§ Goal
Check every line below for the word "this" and copy the ones that have it.

§ Data lines
-- START --

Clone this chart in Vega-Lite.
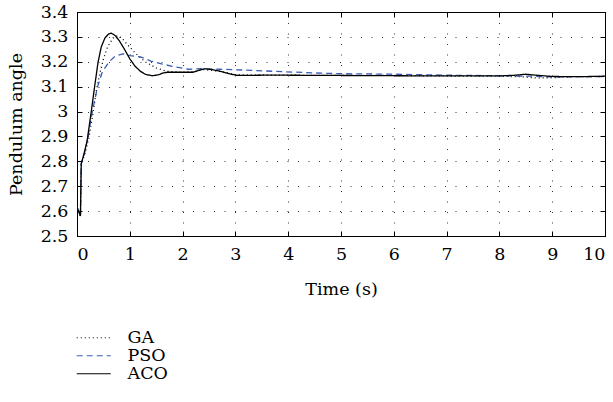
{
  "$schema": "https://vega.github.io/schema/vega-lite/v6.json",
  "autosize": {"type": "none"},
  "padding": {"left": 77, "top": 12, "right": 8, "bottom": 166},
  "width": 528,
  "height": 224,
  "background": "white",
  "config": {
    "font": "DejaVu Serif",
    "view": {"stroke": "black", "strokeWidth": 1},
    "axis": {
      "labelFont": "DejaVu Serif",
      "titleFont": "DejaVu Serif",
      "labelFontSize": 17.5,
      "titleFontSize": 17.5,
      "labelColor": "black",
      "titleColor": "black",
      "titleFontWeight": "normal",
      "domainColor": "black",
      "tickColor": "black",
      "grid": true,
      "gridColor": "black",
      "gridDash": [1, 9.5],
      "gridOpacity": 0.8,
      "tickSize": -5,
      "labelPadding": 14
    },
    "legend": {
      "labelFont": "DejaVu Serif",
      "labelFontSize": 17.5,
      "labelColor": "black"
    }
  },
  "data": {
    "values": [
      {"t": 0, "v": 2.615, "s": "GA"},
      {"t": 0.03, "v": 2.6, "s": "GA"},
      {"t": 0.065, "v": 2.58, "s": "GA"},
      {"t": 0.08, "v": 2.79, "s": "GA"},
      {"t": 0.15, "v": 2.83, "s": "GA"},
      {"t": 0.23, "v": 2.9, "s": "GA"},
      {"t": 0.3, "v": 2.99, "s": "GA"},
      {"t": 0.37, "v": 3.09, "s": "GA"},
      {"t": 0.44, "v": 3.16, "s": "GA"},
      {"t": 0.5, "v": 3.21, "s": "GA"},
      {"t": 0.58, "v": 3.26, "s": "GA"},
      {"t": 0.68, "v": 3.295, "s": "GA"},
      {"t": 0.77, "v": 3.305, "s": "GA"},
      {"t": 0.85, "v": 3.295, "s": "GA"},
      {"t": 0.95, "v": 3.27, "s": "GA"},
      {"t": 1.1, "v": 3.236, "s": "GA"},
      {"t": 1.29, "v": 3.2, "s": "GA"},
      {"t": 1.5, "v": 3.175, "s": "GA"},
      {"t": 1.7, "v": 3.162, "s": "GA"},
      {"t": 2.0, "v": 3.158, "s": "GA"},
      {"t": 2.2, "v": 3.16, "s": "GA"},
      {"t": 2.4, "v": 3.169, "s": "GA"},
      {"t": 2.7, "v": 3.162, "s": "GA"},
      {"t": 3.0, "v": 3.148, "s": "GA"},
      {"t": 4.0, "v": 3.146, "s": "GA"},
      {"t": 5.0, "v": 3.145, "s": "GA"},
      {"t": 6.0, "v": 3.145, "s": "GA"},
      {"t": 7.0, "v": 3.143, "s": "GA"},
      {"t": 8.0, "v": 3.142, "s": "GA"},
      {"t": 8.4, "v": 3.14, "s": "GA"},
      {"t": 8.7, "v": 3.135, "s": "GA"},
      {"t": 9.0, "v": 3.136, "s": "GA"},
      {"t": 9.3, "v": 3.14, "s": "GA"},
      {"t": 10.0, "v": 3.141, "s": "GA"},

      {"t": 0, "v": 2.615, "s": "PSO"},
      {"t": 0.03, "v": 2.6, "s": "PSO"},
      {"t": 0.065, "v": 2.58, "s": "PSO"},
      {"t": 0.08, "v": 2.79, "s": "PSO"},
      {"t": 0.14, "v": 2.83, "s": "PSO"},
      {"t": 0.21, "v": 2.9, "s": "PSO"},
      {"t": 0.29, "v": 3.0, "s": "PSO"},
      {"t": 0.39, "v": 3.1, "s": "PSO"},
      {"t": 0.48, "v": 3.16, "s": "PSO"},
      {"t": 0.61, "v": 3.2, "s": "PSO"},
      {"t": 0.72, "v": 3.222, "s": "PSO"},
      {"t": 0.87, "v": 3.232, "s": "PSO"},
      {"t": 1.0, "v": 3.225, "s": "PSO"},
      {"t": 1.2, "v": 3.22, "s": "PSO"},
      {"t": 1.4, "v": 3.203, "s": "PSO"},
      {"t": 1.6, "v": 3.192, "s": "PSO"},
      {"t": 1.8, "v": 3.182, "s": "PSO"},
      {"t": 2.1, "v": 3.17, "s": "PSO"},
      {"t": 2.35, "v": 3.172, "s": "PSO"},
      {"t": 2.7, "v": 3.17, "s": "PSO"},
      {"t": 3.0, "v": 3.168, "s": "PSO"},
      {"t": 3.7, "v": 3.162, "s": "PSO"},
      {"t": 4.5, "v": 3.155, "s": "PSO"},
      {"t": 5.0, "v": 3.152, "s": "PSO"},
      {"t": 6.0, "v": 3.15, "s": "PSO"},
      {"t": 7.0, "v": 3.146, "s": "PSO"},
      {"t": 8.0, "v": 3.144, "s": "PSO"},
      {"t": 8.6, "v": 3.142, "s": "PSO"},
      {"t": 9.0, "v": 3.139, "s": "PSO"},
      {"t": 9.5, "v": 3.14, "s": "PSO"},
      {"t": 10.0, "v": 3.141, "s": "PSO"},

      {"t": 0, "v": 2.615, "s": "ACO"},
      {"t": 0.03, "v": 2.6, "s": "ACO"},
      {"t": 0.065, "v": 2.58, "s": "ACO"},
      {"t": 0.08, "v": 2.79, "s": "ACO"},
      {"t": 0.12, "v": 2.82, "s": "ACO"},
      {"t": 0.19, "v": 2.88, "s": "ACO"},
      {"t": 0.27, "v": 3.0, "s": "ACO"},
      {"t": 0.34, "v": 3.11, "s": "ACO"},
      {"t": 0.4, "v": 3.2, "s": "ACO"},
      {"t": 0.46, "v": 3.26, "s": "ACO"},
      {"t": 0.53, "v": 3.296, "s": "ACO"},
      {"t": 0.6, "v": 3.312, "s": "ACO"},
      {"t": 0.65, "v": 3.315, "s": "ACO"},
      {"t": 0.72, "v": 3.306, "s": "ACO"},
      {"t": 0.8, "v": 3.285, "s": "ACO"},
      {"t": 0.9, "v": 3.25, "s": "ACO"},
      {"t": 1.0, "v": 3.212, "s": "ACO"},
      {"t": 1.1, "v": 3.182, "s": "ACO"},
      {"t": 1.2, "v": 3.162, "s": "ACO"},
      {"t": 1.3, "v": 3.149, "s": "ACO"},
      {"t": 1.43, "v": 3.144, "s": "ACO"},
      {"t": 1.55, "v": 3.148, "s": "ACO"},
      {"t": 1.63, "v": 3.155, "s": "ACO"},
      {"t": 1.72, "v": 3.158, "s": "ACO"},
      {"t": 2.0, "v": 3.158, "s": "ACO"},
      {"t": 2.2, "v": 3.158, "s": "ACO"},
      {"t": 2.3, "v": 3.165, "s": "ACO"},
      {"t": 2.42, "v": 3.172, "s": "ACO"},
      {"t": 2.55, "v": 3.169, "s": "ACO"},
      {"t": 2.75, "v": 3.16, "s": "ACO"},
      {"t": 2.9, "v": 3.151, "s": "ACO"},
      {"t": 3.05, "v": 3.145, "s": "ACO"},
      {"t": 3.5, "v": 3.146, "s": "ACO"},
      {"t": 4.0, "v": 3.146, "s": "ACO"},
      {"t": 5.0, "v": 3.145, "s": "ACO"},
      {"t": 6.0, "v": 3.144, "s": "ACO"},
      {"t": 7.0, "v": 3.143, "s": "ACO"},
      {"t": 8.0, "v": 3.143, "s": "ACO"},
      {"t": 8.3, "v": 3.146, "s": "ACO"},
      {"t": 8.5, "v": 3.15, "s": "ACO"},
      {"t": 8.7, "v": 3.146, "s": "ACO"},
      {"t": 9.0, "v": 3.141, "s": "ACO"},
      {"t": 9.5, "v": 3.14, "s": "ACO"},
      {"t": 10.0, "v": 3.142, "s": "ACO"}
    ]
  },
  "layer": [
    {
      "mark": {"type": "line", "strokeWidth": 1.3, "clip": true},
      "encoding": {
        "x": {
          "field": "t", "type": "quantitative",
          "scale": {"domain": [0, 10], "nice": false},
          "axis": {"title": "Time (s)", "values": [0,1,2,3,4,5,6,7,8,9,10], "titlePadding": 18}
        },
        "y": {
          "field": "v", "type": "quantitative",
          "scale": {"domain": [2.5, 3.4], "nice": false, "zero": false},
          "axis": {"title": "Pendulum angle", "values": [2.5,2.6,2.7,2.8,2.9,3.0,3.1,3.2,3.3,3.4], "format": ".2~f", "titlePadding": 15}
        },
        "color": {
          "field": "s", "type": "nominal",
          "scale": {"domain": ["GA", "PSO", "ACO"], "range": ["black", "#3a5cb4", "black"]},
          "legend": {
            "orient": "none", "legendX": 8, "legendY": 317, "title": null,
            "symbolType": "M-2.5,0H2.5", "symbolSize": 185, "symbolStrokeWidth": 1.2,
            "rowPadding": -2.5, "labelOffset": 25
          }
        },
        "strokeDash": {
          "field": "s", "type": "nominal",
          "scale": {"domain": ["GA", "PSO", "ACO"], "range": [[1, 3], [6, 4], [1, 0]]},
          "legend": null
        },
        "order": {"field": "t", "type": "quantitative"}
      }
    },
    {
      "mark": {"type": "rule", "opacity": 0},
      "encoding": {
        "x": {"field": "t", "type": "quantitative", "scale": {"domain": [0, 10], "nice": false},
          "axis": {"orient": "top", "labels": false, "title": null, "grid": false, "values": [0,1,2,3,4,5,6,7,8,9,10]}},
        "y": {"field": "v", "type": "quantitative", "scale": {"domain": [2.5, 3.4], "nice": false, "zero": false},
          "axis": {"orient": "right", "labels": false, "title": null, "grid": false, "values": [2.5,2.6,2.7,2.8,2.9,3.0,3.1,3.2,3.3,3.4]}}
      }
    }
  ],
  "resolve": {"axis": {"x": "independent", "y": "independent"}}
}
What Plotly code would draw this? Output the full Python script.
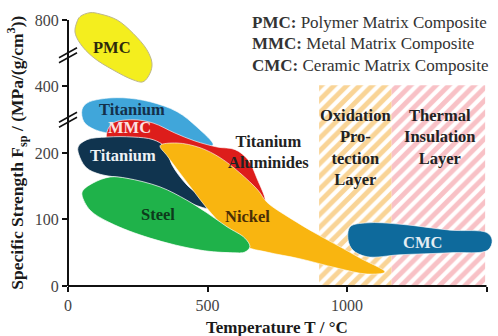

-- END --

§ Output of the task
Clone this chart in Vega-Lite.
What Plotly code would draw this? Output the full Python script.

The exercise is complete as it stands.